Manfred Brandl

Liebherr, Geschäftsführer Produktion

Der Traum vom Land der Akademiker

Februar 2016

In der OECD-Studie „Education at a Glance 2015“ überrascht Österreich mit einer von 20 auf 30 Prozent sprunghaft angestiegenen Akademikerquote. Nicht dass viele heimlich ein Universitätsstudium absolviert hätten. Nein, der Anstieg kam durch eine Änderung der Einstufung von Ausbildungen zustande. Auch die vierten und fünften BHS-Jahrgänge sowie Aufbaulehrgänge wurden als „kurze tertiäre Bildungsprogramme“ anerkannt. Bemerkenswert ist ein Vergleich: Diejenigen mit einer „tertiären Kurzausbildung“ haben bessere berufliche Chancen als Menschen mit Bachelor-Abschluss.

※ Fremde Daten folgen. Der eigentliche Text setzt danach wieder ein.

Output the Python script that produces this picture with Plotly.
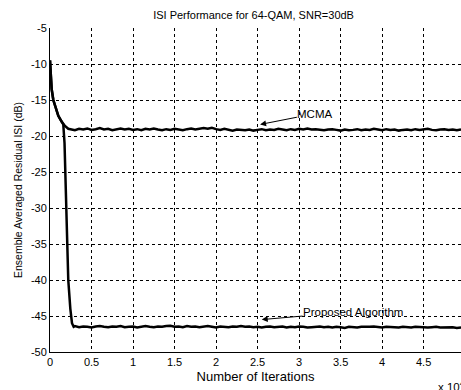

Ich persönlich bin sehr froh darüber. Das stete Beklagen der zu niedrigen Akademikerquote führte zum Trend der schulischen Ausbildung und zum Rückgang des Interesses an einer dualen Ausbildung. Aber: Wollen wir, dass die Wirtschaft prosperiert und wir unseren hohen Lebensstandard bei niedriger Arbeitslosigkeit und sozialem Frieden erhalten können? Oder wollen wir nur in der internationalen Statistik besser dastehen? Auch wenn diese Fragen provozieren – der Traum von einem Land der Akademiker darf nicht am Fundament unserer erfolgreichen Wirtschaft rütteln!

Dieses Fundament ist unser ausgeglichenes Verhältnis von Akademikern zu Facharbeitern. Das macht unser Land so erfolgreich. Der Wohlstand unserer Gesellschaft und die Zukunftsperspektiven unserer Jugend hängen im hohen Maße davon ab, ob und wie es uns gelingt, dieses Verhältnis aufrechtzuerhalten. Nur so kann Österreich im Wettbewerb erfolgreich positioniert werden. Ich will keinesfalls unsere wertvollen Hochschulabsolventen geringschätzen. Ich will nur darauf aufmerksam machen, dass es keinen Grund gibt, etwas an den Verhältnissen zu ändern. Wir dürfen die Ausbildungssysteme nicht gegeneinander ausspielen! Wir brauchen sie alle, aber im richtigen Verhältnis.